→ **Extracted records**
_ _ _

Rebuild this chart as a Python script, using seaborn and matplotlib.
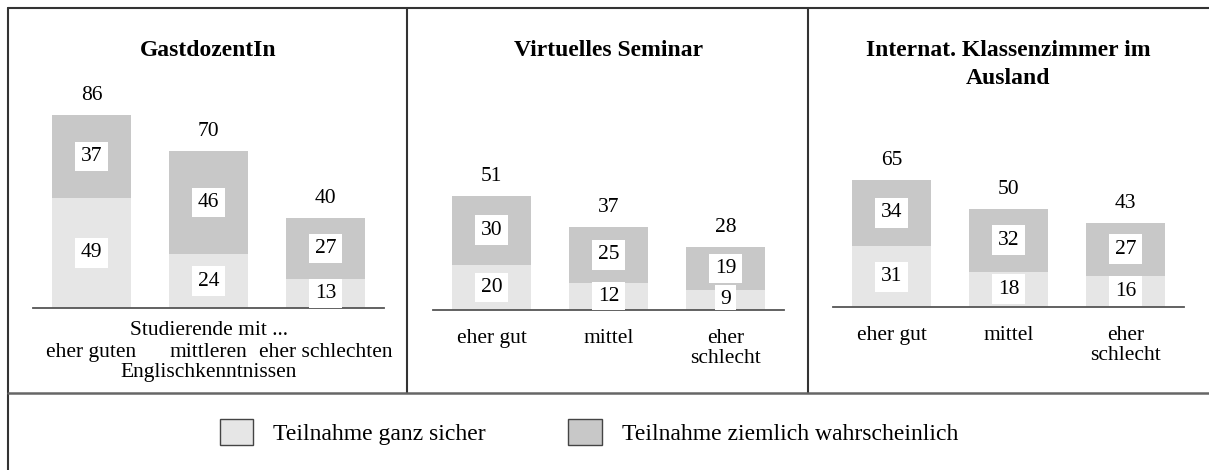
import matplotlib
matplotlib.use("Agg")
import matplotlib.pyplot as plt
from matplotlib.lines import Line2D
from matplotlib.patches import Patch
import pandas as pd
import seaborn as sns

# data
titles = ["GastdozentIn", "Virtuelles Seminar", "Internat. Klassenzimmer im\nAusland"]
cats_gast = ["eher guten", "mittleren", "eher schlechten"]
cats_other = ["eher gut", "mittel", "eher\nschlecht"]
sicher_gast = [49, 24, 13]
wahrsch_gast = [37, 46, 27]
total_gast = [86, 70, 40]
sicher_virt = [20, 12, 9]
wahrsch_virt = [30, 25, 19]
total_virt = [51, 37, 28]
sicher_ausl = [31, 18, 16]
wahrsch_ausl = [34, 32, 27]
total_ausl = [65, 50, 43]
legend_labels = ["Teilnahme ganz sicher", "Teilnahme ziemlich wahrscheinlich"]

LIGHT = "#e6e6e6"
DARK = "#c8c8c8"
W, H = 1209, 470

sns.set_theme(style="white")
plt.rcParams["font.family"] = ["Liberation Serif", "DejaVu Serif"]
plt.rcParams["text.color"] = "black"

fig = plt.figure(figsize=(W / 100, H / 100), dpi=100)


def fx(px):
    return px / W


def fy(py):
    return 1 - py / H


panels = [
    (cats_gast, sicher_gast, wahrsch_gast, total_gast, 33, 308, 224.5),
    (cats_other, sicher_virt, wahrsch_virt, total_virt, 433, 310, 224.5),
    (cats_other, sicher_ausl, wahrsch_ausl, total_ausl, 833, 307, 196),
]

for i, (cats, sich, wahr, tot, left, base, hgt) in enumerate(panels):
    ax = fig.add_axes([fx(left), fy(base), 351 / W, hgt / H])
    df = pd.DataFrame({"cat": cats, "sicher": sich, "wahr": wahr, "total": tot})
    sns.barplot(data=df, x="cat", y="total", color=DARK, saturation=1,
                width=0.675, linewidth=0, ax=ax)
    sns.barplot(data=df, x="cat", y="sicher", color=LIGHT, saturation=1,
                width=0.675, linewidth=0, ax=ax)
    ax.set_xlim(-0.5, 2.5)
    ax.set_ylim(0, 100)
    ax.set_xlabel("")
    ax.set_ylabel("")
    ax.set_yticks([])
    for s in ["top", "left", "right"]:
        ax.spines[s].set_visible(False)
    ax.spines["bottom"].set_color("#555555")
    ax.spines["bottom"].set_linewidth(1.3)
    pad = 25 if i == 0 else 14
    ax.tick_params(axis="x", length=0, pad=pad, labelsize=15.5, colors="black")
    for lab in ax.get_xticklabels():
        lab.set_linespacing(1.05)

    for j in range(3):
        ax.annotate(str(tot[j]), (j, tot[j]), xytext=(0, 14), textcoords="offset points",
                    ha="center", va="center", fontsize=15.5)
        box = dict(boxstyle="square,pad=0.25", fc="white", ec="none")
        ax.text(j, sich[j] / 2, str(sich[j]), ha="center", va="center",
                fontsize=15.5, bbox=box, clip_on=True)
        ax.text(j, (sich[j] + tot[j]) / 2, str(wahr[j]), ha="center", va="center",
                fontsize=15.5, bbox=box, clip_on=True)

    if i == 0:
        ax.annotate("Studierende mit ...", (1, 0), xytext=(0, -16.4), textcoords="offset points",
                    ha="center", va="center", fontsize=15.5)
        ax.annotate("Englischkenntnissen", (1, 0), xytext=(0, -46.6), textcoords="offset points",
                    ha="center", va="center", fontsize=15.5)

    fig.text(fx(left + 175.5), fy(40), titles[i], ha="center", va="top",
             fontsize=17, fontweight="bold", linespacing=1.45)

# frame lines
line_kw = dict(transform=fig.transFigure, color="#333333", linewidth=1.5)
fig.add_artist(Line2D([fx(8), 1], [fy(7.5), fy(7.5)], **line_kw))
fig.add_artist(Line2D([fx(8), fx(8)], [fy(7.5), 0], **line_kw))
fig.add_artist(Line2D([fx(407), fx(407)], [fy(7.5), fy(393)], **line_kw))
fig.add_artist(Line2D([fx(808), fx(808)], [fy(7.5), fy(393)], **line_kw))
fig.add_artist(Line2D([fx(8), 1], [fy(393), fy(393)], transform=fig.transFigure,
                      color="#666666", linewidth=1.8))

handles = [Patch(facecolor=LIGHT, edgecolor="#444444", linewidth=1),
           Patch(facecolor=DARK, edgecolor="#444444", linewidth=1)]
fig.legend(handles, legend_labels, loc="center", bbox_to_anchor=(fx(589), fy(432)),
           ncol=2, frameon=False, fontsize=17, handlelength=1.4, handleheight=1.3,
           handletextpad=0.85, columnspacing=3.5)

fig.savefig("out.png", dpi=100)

_ _ _

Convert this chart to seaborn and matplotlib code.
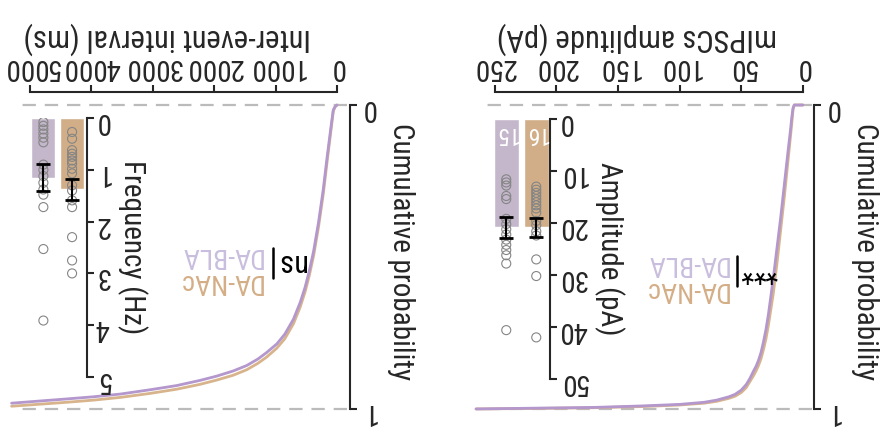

_ _ _

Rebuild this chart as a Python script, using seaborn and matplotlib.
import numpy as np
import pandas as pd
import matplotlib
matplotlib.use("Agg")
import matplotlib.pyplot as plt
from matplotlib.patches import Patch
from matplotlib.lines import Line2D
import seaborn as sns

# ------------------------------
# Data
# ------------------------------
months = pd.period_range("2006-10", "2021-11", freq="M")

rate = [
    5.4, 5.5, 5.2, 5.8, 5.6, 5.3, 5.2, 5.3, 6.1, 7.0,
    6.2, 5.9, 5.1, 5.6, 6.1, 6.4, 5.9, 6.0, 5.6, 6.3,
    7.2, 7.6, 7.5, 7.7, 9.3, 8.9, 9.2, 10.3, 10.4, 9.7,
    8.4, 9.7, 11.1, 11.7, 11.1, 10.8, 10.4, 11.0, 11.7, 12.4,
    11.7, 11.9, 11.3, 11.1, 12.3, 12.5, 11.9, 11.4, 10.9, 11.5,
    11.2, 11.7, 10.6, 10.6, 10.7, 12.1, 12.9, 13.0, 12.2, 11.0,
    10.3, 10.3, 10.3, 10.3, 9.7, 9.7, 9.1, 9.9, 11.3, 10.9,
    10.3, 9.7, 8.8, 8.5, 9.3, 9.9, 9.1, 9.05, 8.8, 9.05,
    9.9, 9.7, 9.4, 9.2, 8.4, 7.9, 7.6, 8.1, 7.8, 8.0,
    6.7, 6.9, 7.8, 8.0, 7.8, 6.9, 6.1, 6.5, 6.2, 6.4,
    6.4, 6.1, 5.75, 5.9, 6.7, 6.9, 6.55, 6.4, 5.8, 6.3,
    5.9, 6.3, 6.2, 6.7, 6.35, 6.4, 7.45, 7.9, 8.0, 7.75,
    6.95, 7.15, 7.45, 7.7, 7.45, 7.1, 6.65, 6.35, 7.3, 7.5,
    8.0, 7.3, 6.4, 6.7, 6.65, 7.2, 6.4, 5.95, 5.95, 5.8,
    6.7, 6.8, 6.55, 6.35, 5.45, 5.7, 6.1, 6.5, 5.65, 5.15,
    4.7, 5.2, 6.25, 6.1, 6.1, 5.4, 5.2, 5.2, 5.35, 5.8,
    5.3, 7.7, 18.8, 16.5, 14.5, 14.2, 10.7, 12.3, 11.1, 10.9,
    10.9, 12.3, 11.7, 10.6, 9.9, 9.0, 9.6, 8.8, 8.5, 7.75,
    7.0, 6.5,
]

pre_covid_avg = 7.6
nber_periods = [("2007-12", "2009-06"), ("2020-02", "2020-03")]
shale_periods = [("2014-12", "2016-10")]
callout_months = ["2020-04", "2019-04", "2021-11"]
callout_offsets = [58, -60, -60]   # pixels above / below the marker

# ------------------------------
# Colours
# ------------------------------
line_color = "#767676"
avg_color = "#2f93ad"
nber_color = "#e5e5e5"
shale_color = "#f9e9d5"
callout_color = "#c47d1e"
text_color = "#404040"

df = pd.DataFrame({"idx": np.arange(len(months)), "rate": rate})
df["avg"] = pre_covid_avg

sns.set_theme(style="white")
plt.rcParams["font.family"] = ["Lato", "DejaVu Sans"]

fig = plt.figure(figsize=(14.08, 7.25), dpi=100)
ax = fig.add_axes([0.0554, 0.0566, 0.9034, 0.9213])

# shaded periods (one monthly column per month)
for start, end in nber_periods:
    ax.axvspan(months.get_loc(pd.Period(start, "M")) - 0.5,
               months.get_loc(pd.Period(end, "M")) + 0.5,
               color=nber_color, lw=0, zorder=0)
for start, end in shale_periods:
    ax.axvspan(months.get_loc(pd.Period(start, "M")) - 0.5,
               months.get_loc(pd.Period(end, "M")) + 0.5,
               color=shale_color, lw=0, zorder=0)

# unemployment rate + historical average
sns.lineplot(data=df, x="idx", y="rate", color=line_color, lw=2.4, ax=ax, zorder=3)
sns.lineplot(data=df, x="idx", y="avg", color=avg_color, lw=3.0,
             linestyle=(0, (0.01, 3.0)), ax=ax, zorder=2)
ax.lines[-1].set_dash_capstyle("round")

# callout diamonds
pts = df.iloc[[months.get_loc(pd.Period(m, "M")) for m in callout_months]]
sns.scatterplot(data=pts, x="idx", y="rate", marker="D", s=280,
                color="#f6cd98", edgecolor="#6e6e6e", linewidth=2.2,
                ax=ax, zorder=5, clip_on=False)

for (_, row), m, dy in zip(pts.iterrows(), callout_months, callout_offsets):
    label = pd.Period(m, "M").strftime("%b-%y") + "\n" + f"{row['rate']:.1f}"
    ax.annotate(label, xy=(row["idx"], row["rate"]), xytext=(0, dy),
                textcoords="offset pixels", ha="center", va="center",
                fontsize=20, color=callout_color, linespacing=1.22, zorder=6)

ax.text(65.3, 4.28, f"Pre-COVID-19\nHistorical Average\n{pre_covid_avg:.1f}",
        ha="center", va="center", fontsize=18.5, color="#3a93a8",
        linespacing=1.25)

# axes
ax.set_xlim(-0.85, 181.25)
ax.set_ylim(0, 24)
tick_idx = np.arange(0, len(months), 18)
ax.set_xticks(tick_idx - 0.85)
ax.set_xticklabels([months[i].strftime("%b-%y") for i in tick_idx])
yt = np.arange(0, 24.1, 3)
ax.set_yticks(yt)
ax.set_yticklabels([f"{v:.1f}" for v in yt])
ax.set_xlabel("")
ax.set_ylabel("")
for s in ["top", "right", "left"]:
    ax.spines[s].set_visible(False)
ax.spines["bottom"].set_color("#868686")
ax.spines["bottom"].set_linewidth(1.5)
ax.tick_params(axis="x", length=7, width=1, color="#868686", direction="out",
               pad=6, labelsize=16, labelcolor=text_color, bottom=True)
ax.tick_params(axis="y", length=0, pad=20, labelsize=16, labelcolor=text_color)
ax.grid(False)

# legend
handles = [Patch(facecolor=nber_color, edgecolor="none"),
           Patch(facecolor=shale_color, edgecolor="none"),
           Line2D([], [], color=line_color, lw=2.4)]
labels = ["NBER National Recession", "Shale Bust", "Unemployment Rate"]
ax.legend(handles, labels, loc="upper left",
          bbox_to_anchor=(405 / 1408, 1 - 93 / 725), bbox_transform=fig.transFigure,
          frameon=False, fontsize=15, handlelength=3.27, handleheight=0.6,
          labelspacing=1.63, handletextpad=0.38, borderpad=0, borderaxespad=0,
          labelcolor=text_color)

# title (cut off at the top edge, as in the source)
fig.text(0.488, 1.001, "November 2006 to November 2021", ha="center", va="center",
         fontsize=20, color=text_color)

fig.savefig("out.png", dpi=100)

_ _ _

→ **Exercise prompt**
Check each line of the records above for "chart", and copy those that have it.

→ **Exercise output**
Rebuild this chart as a Python script, using seaborn and matplotlib.
Convert this chart to seaborn and matplotlib code.
Rebuild this chart as a Python script, using seaborn and matplotlib.

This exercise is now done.